## Your goal
Repeat exactly the stretch of lines from the line containing "Reproduce this chart with D3.js." through the line containing "const pTicks = [0,5,10,15,20,25];", both included, and nothing else.

## Data to use
## Start
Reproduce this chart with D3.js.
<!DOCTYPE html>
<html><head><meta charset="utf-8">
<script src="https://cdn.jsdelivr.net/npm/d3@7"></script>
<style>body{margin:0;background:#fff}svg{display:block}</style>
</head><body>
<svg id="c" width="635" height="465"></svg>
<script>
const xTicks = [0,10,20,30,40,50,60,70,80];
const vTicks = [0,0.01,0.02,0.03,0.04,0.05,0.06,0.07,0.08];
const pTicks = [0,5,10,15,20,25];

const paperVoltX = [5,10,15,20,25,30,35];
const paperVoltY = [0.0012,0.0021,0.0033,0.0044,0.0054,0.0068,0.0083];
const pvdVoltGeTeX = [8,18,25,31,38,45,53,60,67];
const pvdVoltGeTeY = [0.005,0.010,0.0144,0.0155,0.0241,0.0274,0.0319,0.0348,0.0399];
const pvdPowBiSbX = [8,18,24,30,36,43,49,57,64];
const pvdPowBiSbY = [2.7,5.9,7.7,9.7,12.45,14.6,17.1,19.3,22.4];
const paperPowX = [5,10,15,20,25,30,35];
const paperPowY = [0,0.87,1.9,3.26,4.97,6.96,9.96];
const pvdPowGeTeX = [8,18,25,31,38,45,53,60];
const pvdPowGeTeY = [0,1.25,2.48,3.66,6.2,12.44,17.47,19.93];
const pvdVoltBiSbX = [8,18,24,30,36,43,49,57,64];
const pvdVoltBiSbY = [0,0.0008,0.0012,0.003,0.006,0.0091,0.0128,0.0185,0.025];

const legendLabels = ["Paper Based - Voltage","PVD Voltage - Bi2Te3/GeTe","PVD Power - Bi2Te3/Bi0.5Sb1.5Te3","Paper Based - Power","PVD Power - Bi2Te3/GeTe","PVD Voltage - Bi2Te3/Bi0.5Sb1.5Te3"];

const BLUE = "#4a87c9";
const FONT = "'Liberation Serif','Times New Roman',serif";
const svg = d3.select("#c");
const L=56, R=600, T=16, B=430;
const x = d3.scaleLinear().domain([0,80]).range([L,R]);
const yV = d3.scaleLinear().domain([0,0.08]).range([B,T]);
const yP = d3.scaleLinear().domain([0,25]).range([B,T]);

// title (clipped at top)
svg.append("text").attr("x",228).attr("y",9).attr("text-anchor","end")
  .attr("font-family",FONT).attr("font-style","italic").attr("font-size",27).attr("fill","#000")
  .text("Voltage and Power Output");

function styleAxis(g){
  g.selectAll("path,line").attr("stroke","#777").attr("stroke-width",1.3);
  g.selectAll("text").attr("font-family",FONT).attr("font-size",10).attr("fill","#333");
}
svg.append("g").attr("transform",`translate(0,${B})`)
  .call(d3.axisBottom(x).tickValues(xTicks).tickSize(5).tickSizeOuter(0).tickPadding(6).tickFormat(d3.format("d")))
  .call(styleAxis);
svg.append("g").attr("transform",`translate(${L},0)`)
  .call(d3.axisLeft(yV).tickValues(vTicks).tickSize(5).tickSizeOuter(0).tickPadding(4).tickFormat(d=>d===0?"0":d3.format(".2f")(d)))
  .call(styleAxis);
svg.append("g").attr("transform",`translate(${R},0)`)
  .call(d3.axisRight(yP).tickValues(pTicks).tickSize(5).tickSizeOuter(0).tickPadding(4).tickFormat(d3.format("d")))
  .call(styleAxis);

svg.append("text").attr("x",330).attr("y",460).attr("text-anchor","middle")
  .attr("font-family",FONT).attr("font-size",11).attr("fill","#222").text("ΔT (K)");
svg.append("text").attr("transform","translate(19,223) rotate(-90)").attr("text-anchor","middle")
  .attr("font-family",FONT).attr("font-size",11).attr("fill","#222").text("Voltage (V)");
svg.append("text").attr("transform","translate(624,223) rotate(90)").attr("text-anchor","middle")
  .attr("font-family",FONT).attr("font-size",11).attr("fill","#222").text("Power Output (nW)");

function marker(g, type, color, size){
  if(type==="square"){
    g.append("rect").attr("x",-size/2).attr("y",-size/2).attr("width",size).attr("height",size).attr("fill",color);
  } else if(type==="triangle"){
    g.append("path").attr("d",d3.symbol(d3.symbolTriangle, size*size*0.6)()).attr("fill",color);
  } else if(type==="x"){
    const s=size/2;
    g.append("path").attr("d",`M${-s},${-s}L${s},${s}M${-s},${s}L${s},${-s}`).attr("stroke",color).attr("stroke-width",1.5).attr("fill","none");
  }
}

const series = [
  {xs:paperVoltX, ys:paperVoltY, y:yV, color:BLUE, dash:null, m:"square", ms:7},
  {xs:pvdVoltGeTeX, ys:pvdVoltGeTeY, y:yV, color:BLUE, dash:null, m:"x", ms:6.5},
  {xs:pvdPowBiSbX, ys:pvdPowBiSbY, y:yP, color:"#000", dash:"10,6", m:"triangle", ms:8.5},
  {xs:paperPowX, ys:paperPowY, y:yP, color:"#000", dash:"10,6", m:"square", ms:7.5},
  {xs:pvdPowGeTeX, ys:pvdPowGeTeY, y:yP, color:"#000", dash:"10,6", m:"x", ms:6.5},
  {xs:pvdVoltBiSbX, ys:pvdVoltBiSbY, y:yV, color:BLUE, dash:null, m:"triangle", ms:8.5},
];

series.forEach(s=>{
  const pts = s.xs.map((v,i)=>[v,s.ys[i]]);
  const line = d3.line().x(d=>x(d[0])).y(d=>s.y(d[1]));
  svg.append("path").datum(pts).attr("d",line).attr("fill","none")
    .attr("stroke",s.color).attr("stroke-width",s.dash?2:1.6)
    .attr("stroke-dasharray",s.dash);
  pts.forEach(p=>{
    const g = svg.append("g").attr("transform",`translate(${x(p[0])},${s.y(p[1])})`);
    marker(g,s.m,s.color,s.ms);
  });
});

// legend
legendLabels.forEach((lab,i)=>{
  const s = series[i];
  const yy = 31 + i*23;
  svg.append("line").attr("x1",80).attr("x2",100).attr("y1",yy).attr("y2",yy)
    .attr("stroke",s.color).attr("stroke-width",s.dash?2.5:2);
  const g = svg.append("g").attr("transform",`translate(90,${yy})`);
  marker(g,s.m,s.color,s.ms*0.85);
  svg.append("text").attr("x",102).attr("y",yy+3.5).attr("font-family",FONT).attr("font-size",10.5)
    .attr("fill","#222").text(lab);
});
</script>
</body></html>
## End
## Start
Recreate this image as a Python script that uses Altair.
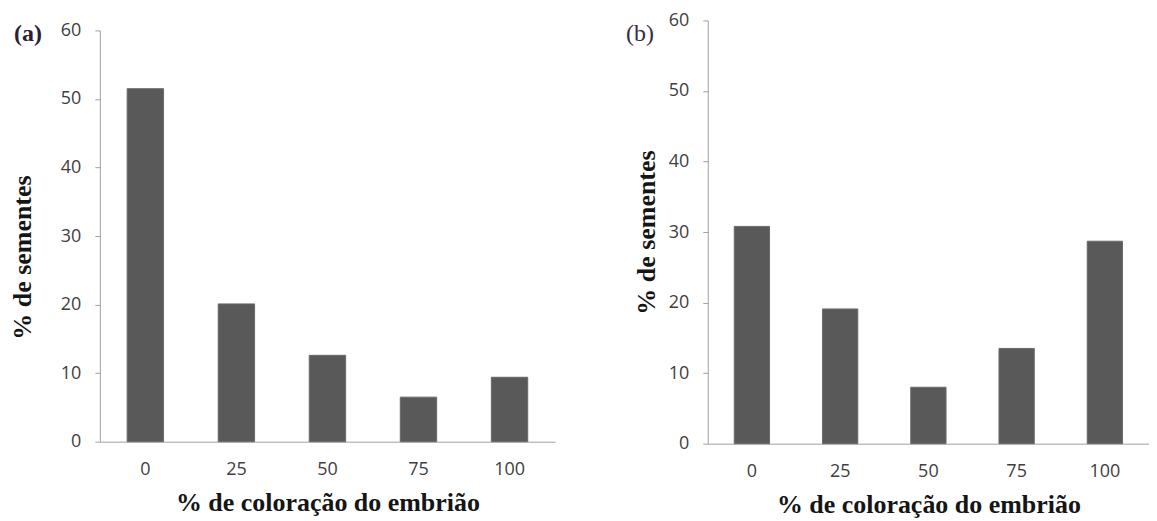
## End
## Solution below
Reproduce this chart with D3.js.
<!DOCTYPE html>
<html><head><meta charset="utf-8">
<script src="https://cdn.jsdelivr.net/npm/d3@7"></script>
<style>body{margin:0;background:#fff}svg{display:block}</style>
</head><body>
<svg id="c" width="635" height="465"></svg>
<script>
const xTicks = [0,10,20,30,40,50,60,70,80];
const vTicks = [0,0.01,0.02,0.03,0.04,0.05,0.06,0.07,0.08];
const pTicks = [0,5,10,15,20,25];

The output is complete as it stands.